◆ Exercise goal ◆
Return each line of the data below exactly, omitting any pictures.

◆ Given records ◆

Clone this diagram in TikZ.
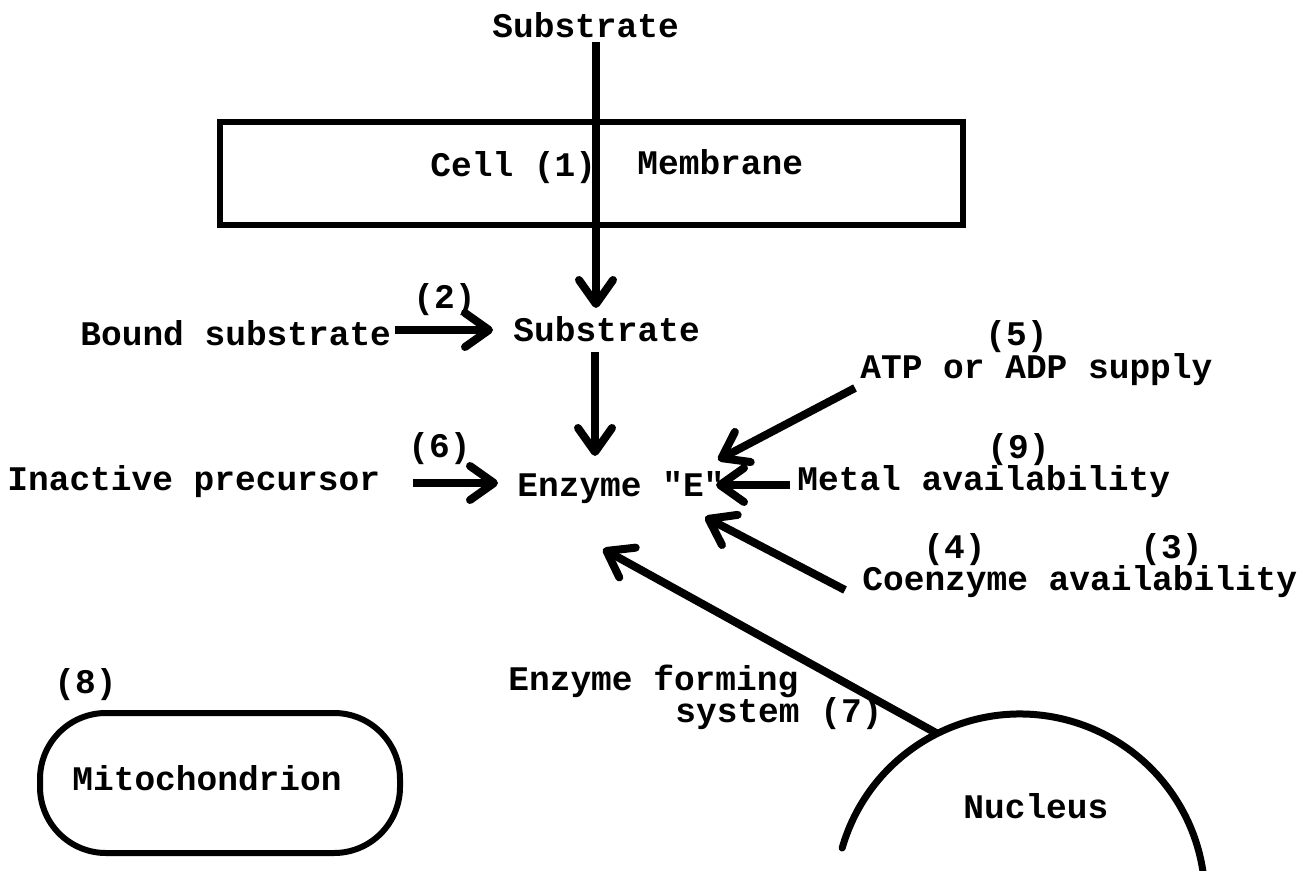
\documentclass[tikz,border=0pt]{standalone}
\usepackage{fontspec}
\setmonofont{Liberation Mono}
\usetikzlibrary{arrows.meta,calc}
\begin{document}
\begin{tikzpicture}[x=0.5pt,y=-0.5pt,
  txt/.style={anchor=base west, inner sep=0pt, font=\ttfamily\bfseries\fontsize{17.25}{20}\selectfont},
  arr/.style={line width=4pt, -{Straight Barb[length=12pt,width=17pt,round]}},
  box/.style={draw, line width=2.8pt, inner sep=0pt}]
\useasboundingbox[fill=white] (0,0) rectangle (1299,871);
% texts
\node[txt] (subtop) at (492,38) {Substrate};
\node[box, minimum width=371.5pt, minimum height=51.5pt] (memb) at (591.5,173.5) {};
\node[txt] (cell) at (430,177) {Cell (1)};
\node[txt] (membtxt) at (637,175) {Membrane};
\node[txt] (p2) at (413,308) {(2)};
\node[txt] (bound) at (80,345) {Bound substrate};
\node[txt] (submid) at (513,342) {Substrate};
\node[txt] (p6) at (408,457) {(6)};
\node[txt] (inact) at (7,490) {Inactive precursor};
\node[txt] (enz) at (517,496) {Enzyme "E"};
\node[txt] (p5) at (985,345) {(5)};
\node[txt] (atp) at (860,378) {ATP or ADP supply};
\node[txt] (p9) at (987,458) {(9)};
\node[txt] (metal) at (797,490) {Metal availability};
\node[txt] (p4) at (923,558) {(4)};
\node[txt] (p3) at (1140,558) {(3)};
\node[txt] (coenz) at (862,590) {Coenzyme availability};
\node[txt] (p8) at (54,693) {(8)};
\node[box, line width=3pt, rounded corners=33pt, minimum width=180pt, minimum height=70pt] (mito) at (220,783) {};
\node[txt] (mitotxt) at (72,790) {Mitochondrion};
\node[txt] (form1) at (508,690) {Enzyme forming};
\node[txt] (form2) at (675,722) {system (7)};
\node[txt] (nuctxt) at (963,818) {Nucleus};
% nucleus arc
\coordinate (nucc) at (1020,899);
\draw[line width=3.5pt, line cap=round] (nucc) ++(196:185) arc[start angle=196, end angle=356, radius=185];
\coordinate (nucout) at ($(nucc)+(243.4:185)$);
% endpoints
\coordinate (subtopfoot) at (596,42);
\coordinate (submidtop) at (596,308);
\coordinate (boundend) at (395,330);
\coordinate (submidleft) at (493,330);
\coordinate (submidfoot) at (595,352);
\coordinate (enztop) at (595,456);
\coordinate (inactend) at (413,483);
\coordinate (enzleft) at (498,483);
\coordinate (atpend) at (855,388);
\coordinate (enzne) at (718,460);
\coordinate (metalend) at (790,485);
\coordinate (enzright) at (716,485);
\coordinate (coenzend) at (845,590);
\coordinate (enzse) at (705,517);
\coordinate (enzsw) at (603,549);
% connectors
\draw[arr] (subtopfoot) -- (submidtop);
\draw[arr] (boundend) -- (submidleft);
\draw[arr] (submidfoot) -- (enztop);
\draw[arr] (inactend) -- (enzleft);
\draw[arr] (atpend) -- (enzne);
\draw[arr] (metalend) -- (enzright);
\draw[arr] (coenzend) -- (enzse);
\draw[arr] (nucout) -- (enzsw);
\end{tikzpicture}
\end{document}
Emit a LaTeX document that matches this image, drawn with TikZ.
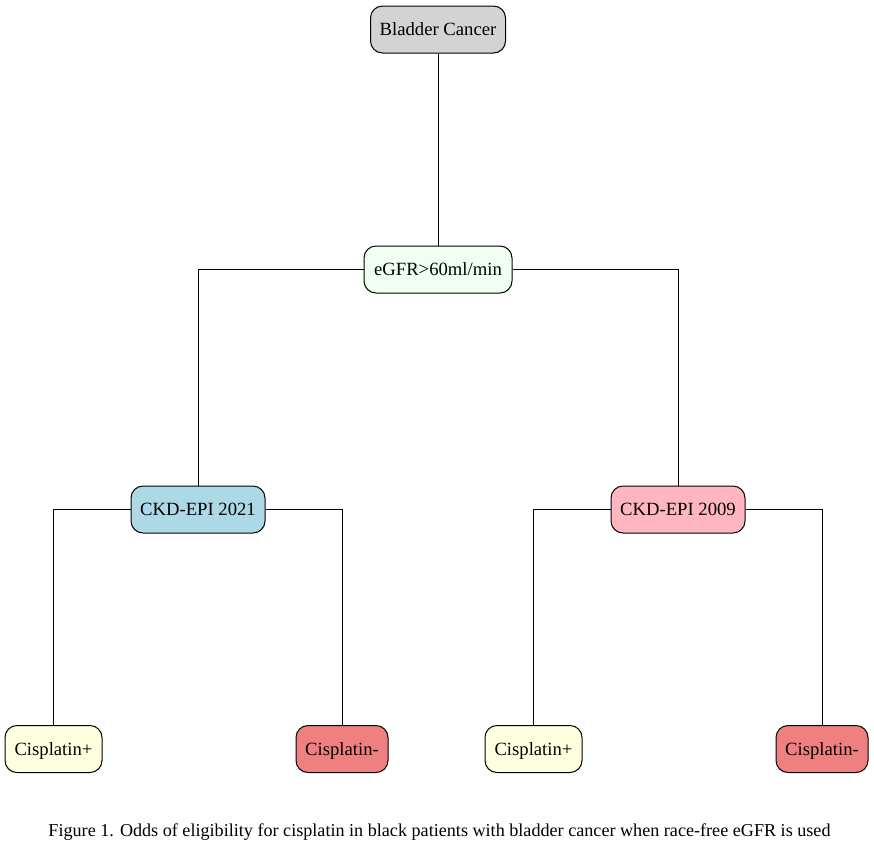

◆ Result for this task ◆
Clone this diagram in TikZ.
\documentclass[tikz,border=0pt]{standalone}
\usepackage{fontspec}
\setmonofont{Liberation Mono}
\usetikzlibrary{arrows.meta,calc}
\begin{document}
\begin{tikzpicture}[x=0.5pt,y=-0.5pt,
  txt/.style={anchor=base west, inner sep=0pt, font=\ttfamily\bfseries\fontsize{17.25}{20}\selectfont},
  arr/.style={line width=4pt, -{Straight Barb[length=12pt,width=17pt,round]}},
  box/.style={draw, line width=2.8pt, inner sep=0pt}]
\useasboundingbox[fill=white] (0,0) rectangle (1299,871);
% texts
\node[txt] (subtop) at (492,38) {Substrate};
\node[box, minimum width=371.5pt, minimum height=51.5pt] (memb) at (591.5,173.5) {};
\node[txt] (cell) at (430,177) {Cell (1)};
\node[txt] (membtxt) at (637,175) {Membrane};
\node[txt] (p2) at (413,308) {(2)};
\node[txt] (bound) at (80,345) {Bound substrate};
\node[txt] (submid) at (513,342) {Substrate};
\node[txt] (p6) at (408,457) {(6)};
\node[txt] (inact) at (7,490) {Inactive precursor};
\node[txt] (enz) at (517,496) {Enzyme "E"};
\node[txt] (p5) at (985,345) {(5)};
\node[txt] (atp) at (860,378) {ATP or ADP supply};
\node[txt] (p9) at (987,458) {(9)};
\node[txt] (metal) at (797,490) {Metal availability};
\node[txt] (p4) at (923,558) {(4)};
\node[txt] (p3) at (1140,558) {(3)};
\node[txt] (coenz) at (862,590) {Coenzyme availability};
\node[txt] (p8) at (54,693) {(8)};
\node[box, line width=3pt, rounded corners=33pt, minimum width=180pt, minimum height=70pt] (mito) at (220,783) {};
\node[txt] (mitotxt) at (72,790) {Mitochondrion};
\node[txt] (form1) at (508,690) {Enzyme forming};
\node[txt] (form2) at (675,722) {system (7)};
\node[txt] (nuctxt) at (963,818) {Nucleus};
% nucleus arc
\coordinate (nucc) at (1020,899);
\draw[line width=3.5pt, line cap=round] (nucc) ++(196:185) arc[start angle=196, end angle=356, radius=185];
\coordinate (nucout) at ($(nucc)+(243.4:185)$);
% endpoints
\coordinate (subtopfoot) at (596,42);
\coordinate (submidtop) at (596,308);
\coordinate (boundend) at (395,330);
\coordinate (submidleft) at (493,330);
\coordinate (submidfoot) at (595,352);
\coordinate (enztop) at (595,456);
\coordinate (inactend) at (413,483);
\coordinate (enzleft) at (498,483);
\coordinate (atpend) at (855,388);
\coordinate (enzne) at (718,460);
\coordinate (metalend) at (790,485);
\coordinate (enzright) at (716,485);
\coordinate (coenzend) at (845,590);
\coordinate (enzse) at (705,517);
\coordinate (enzsw) at (603,549);
% connectors
\draw[arr] (subtopfoot) -- (submidtop);
\draw[arr] (boundend) -- (submidleft);
\draw[arr] (submidfoot) -- (enztop);
\draw[arr] (inactend) -- (enzleft);
\draw[arr] (atpend) -- (enzne);
\draw[arr] (metalend) -- (enzright);
\draw[arr] (coenzend) -- (enzse);
\draw[arr] (nucout) -- (enzsw);
\end{tikzpicture}
\end{document}
Emit a LaTeX document that matches this image, drawn with TikZ.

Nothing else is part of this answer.